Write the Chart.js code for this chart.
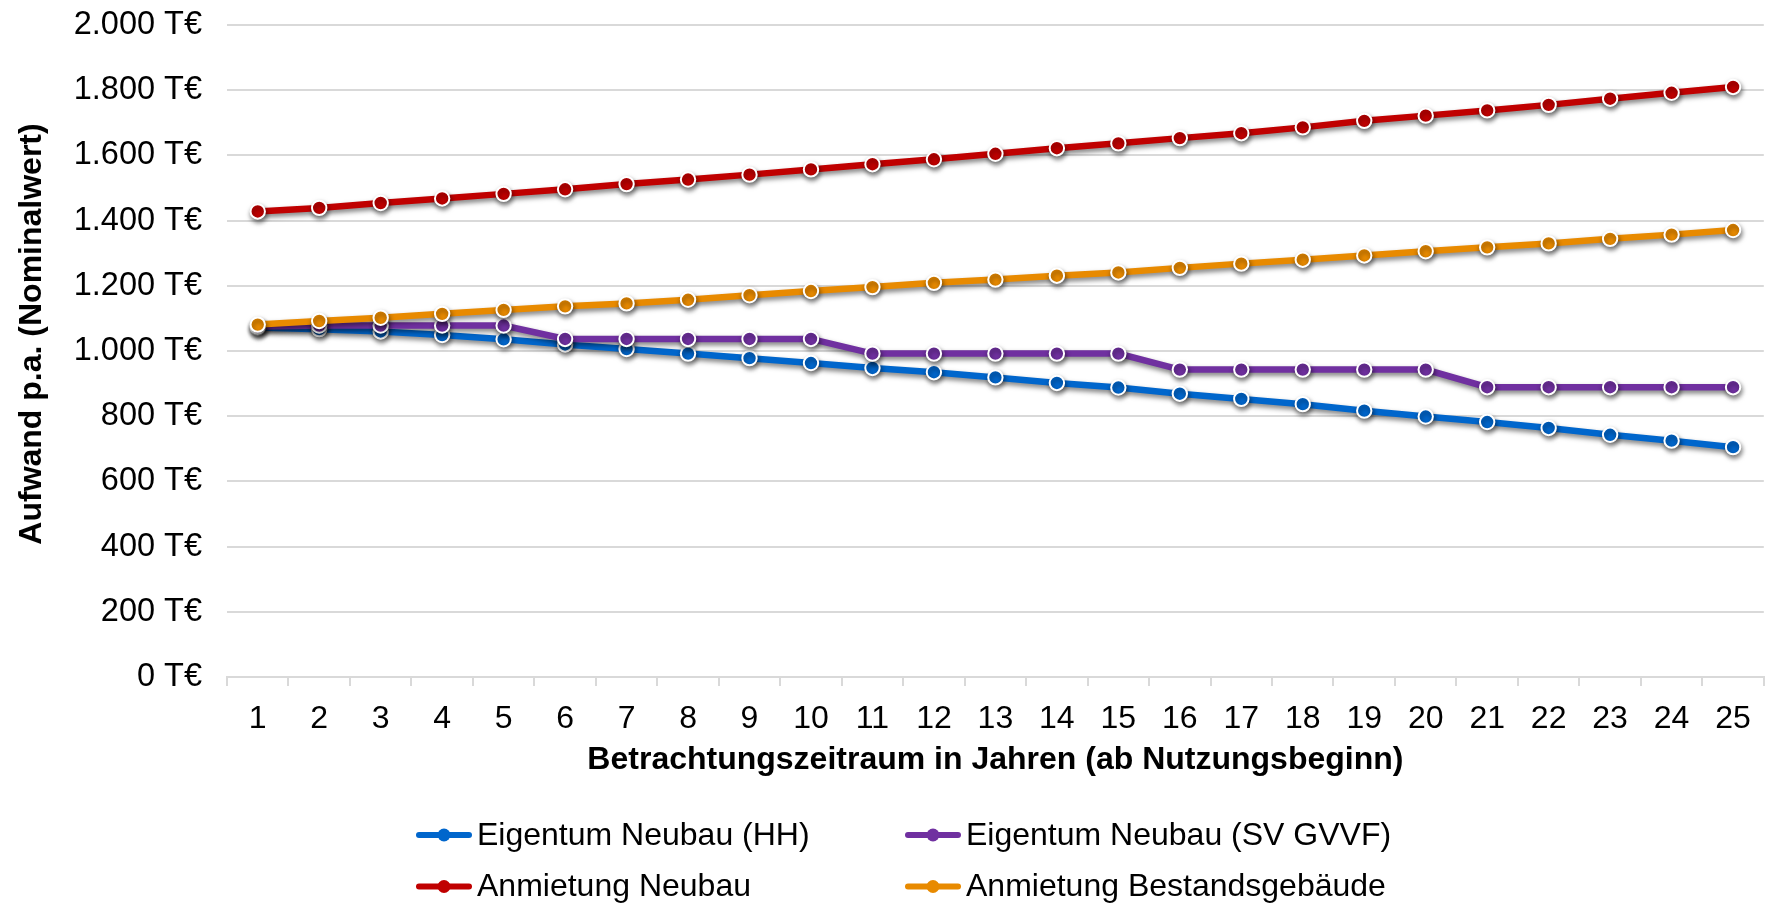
<!DOCTYPE html>
<html>
<head>
<meta charset="utf-8">
<script src="https://cdn.jsdelivr.net/npm/chart.js@4"></script>
<style>
  html, body { margin: 0; padding: 0; background: #fff; overflow: hidden; }
  #wrap { width: 1773px; height: 904px; }
</style>
</head>
<body>
<div id="wrap"><canvas id="c" width="1773" height="904"></canvas></div>
<script>
const categories = ['1','2','3','4','5','6','7','8','9','10','11','12','13','14','15','16','17','18','19','20','21','22','23','24','25'];
const seriesNames = ['Eigentum Neubau (HH)', 'Eigentum Neubau (SV GVVF)', 'Anmietung Neubau', 'Anmietung Bestandsgebäude'];
const eigentumHH = [1072, 1067, 1060, 1049, 1036, 1020, 1006, 992, 978, 963, 948, 935, 919, 902, 888, 869, 853, 837, 817, 799, 782, 764, 743, 725, 705];
const eigentumSV = [1075, 1078, 1078, 1078, 1078, 1037, 1037, 1037, 1037, 1037, 992, 992, 992, 992, 992, 943, 943, 943, 943, 943, 889, 889, 889, 889, 889];
const anmietungNeubau = [1428, 1439, 1454, 1468, 1482, 1496, 1512, 1526, 1541, 1557, 1573, 1588, 1605, 1622, 1637, 1653, 1668, 1686, 1706, 1722, 1738, 1755, 1774, 1792, 1810];
const anmietungBestand = [1081, 1092, 1102, 1114, 1126, 1137, 1146, 1157, 1171, 1184, 1196, 1209, 1219, 1231, 1241, 1255, 1268, 1280, 1293, 1306, 1318, 1330, 1344, 1357, 1371];
const yTicks = [0, 200, 400, 600, 800, 1000, 1200, 1400, 1600, 1800, 2000];
const xTitle = 'Betrachtungszeitraum in Jahren (ab Nutzungsbeginn)';
const yTitle = 'Aufwand p.a. (Nominalwert)';
const colors = ['#0066CC', '#7030A0', '#C00000', '#E88A00'];

const FONT = "'Liberation Sans', Arial, sans-serif";

function fmt(v) {
  const s = String(Math.round(v));
  return s.replace(/\B(?=(\d{3})+(?!\d))/g, '.') + ' T€';
}

const shadowPlugin = {
  id: 'shadow',
  beforeDatasetsDraw(chart) {
    const ctx = chart.ctx;
    ctx.save();
    ctx.shadowColor = 'rgba(0,0,0,0.5)';
    ctx.shadowBlur = 5;
    ctx.shadowOffsetX = 1;
    ctx.shadowOffsetY = 3;
  },
  afterDatasetsDraw(chart) {
    chart.ctx.restore();
  }
};

const extrasPlugin = {
  id: 'extras',
  afterDraw(chart) {
    const ctx = chart.ctx;
    // y axis title
    ctx.save();
    ctx.translate(32, 334);
    ctx.rotate(-Math.PI / 2);
    ctx.font = 'bold 32px ' + FONT;
    ctx.fillStyle = '#000';
    ctx.textAlign = 'center';
    ctx.textBaseline = 'middle';
    ctx.fillText(yTitle, 0, 0);
    ctx.restore();
    // legend (two columns)
    const colX = [416, 905];
    const rowY = [835, 886.5];
    chart.data.datasets.forEach((ds, i) => {
      const x0 = colX[i % 2];
      const y = rowY[Math.floor(i / 2)];
      ctx.save();
      ctx.strokeStyle = ds.borderColor;
      ctx.lineWidth = 6;
      ctx.lineCap = 'round';
      ctx.beginPath();
      ctx.moveTo(x0 + 3, y);
      ctx.lineTo(x0 + 53, y);
      ctx.stroke();
      ctx.fillStyle = ds.borderColor;
      ctx.beginPath();
      ctx.arc(x0 + 28, y, 6.5, 0, Math.PI * 2);
      ctx.fill();
      ctx.font = '32px ' + FONT;
      ctx.fillStyle = '#000';
      ctx.textAlign = 'left';
      ctx.textBaseline = 'middle';
      ctx.fillText(ds.label, x0 + 61, y + 1);
      ctx.restore();
    });
  }
};

function mkDs(label, data, color, order) {
  return {
    label, data,
    borderColor: color,
    backgroundColor: color,
    borderWidth: 6.5,
    pointRadius: 7.2,
    pointBorderWidth: 2,
    pointBorderColor: '#ffffff',
    pointBackgroundColor: color,
    tension: 0,
    order
  };
}

new Chart(document.getElementById('c'), {
  type: 'line',
  data: {
    labels: categories,
    datasets: [
      mkDs(seriesNames[0], eigentumHH, colors[0], 3),
      mkDs(seriesNames[1], eigentumSV, colors[1], 2),
      mkDs(seriesNames[2], anmietungNeubau, colors[2], 1),
      mkDs(seriesNames[3], anmietungBestand, colors[3], 0)
    ]
  },
  options: {
    responsive: false,
    animation: false,
    devicePixelRatio: 1,
    layout: { padding: { top: 25, right: 0, bottom: 0, left: 0 } },
    plugins: {
      legend: { display: false },
      tooltip: { enabled: false }
    },
    scales: {
      x: {
        type: 'category',
        offset: true,
        grid: {
          offset: true,
          drawOnChartArea: false,
          drawTicks: true,
          tickLength: 9,
          color: '#d9d9d9',
          lineWidth: 2
        },
        border: { display: true, color: '#d9d9d9', width: 2 },
        ticks: {
          color: '#000',
          font: { family: FONT, size: 32 },
          padding: 13.5,
          maxRotation: 0,
          autoSkip: false
        },
        title: {
          display: true,
          text: xTitle,
          color: '#000',
          font: { family: FONT, size: 32, weight: 'bold' },
          padding: { top: 0, bottom: 125 }
        },
        afterFit(scale) {
          scale.height = 227;
          scale.paddingLeft = 0;
          scale.paddingRight = 0;
        }
      },
      y: {
        min: 0,
        max: 2000,
        afterBuildTicks(scale) { scale.ticks = yTicks.map(v => ({ value: v })); },
        grid: {
          color: '#d9d9d9',
          lineWidth: 2,
          drawTicks: false
        },
        border: { display: false },
        ticks: {
          color: '#000',
          font: { family: FONT, size: 32.5 },
          padding: 25,
          callback: (v) => fmt(v)
        },
        afterFit(scale) {
          scale.width = 227;
          scale.paddingTop = 0;
          scale.paddingBottom = 0;
        }
      }
    }
  },
  plugins: [shadowPlugin, extrasPlugin]
});
</script>
</body>
</html>
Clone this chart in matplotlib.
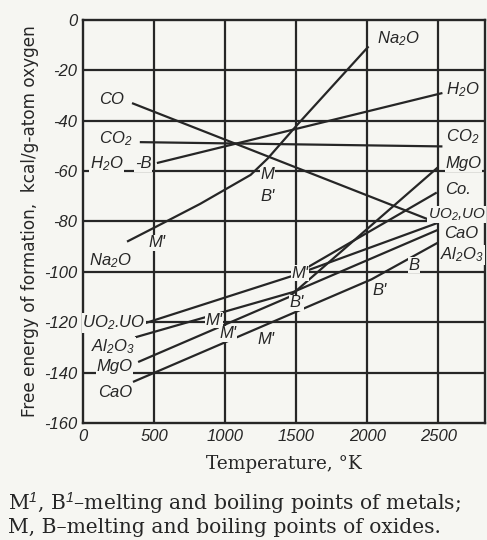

+-------+

*Exercise task:* Write the material out again exactly as it appears, dropping the pictures.

*Result below:*
Write the Chart.js code for this chart.
<!DOCTYPE html>
<html>
<head>
<meta charset="utf-8">
<script src="https://cdn.jsdelivr.net/npm/chart.js@4"></script>
<style>
  html, body { margin: 0; padding: 0; background: #fff; overflow: hidden; }
  #wrap { width: 1773px; height: 904px; }
</style>
</head>
<body>
<div id="wrap"><canvas id="c" width="1773" height="904"></canvas></div>
<script>
const categories = ['1','2','3','4','5','6','7','8','9','10','11','12','13','14','15','16','17','18','19','20','21','22','23','24','25'];
const seriesNames = ['Eigentum Neubau (HH)', 'Eigentum Neubau (SV GVVF)', 'Anmietung Neubau', 'Anmietung Bestandsgebäude'];
const eigentumHH = [1072, 1067, 1060, 1049, 1036, 1020, 1006, 992, 978, 963, 948, 935, 919, 902, 888, 869, 853, 837, 817, 799, 782, 764, 743, 725, 705];
const eigentumSV = [1075, 1078, 1078, 1078, 1078, 1037, 1037, 1037, 1037, 1037, 992, 992, 992, 992, 992, 943, 943, 943, 943, 943, 889, 889, 889, 889, 889];
const anmietungNeubau = [1428, 1439, 1454, 1468, 1482, 1496, 1512, 1526, 1541, 1557, 1573, 1588, 1605, 1622, 1637, 1653, 1668, 1686, 1706, 1722, 1738, 1755, 1774, 1792, 1810];
const anmietungBestand = [1081, 1092, 1102, 1114, 1126, 1137, 1146, 1157, 1171, 1184, 1196, 1209, 1219, 1231, 1241, 1255, 1268, 1280, 1293, 1306, 1318, 1330, 1344, 1357, 1371];
const yTicks = [0, 200, 400, 600, 800, 1000, 1200, 1400, 1600, 1800, 2000];
const xTitle = 'Betrachtungszeitraum in Jahren (ab Nutzungsbeginn)';
const yTitle = 'Aufwand p.a. (Nominalwert)';
const colors = ['#0066CC', '#7030A0', '#C00000', '#E88A00'];

const FONT = "'Liberation Sans', Arial, sans-serif";

function fmt(v) {
  const s = String(Math.round(v));
  return s.replace(/\B(?=(\d{3})+(?!\d))/g, '.') + ' T€';
}

const shadowPlugin = {
  id: 'shadow',
  beforeDatasetsDraw(chart) {
    const ctx = chart.ctx;
    ctx.save();
    ctx.shadowColor = 'rgba(0,0,0,0.5)';
    ctx.shadowBlur = 5;
    ctx.shadowOffsetX = 1;
    ctx.shadowOffsetY = 3;
  },
  afterDatasetsDraw(chart) {
    chart.ctx.restore();
  }
};

const extrasPlugin = {
  id: 'extras',
  afterDraw(chart) {
    const ctx = chart.ctx;
    // y axis title
    ctx.save();
    ctx.translate(32, 334);
    ctx.rotate(-Math.PI / 2);
    ctx.font = 'bold 32px ' + FONT;
    ctx.fillStyle = '#000';
    ctx.textAlign = 'center';
    ctx.textBaseline = 'middle';
    ctx.fillText(yTitle, 0, 0);
    ctx.restore();
    // legend (two columns)
    const colX = [416, 905];
    const rowY = [835, 886.5];
    chart.data.datasets.forEach((ds, i) => {
      const x0 = colX[i % 2];
      const y = rowY[Math.floor(i / 2)];
      ctx.save();
      ctx.strokeStyle = ds.borderColor;
      ctx.lineWidth = 6;
      ctx.lineCap = 'round';
      ctx.beginPath();
      ctx.moveTo(x0 + 3, y);
      ctx.lineTo(x0 + 53, y);
      ctx.stroke();
      ctx.fillStyle = ds.borderColor;
      ctx.beginPath();
      ctx.arc(x0 + 28, y, 6.5, 0, Math.PI * 2);
      ctx.fill();
      ctx.font = '32px ' + FONT;
      ctx.fillStyle = '#000';
      ctx.textAlign = 'left';
      ctx.textBaseline = 'middle';
      ctx.fillText(ds.label, x0 + 61, y + 1);
      ctx.restore();
    });
  }
};

function mkDs(label, data, color, order) {
  return {
    label, data,
    borderColor: color,
    backgroundColor: color,
    borderWidth: 6.5,
    pointRadius: 7.2,
    pointBorderWidth: 2,
    pointBorderColor: '#ffffff',
    pointBackgroundColor: color,
    tension: 0,
    order
  };
}

new Chart(document.getElementById('c'), {
  type: 'line',
  data: {
    labels: categories,
    datasets: [
      mkDs(seriesNames[0], eigentumHH, colors[0], 3),
      mkDs(seriesNames[1], eigentumSV, colors[1], 2),
      mkDs(seriesNames[2], anmietungNeubau, colors[2], 1),
      mkDs(seriesNames[3], anmietungBestand, colors[3], 0)
    ]
  },
  options: {
    responsive: false,
    animation: false,
    devicePixelRatio: 1,
    layout: { padding: { top: 25, right: 0, bottom: 0, left: 0 } },
    plugins: {
      legend: { display: false },
      tooltip: { enabled: false }
    },
    scales: {
      x: {
        type: 'category',
        offset: true,
        grid: {
          offset: true,
          drawOnChartArea: false,
          drawTicks: true,
          tickLength: 9,
          color: '#d9d9d9',
          lineWidth: 2
        },
        border: { display: true, color: '#d9d9d9', width: 2 },
        ticks: {
          color: '#000',
          font: { family: FONT, size: 32 },
          padding: 13.5,
          maxRotation: 0,
          autoSkip: false
        },
        title: {
          display: true,
          text: xTitle,
          color: '#000',
          font: { family: FONT, size: 32, weight: 'bold' },
          padding: { top: 0, bottom: 125 }
        },
        afterFit(scale) {
          scale.height = 227;
          scale.paddingLeft = 0;
          scale.paddingRight = 0;
        }
      },
      y: {
        min: 0,
        max: 2000,
        afterBuildTicks(scale) { scale.ticks = yTicks.map(v => ({ value: v })); },
        grid: {
          color: '#d9d9d9',
          lineWidth: 2,
          drawTicks: false
        },
        border: { display: false },
        ticks: {
          color: '#000',
          font: { family: FONT, size: 32.5 },
          padding: 25,
          callback: (v) => fmt(v)
        },
        afterFit(scale) {
          scale.width = 227;
          scale.paddingTop = 0;
          scale.paddingBottom = 0;
        }
      }
    }
  },
  plugins: [shadowPlugin, extrasPlugin]
});
</script>
</body>
</html>
Clone this chart in matplotlib.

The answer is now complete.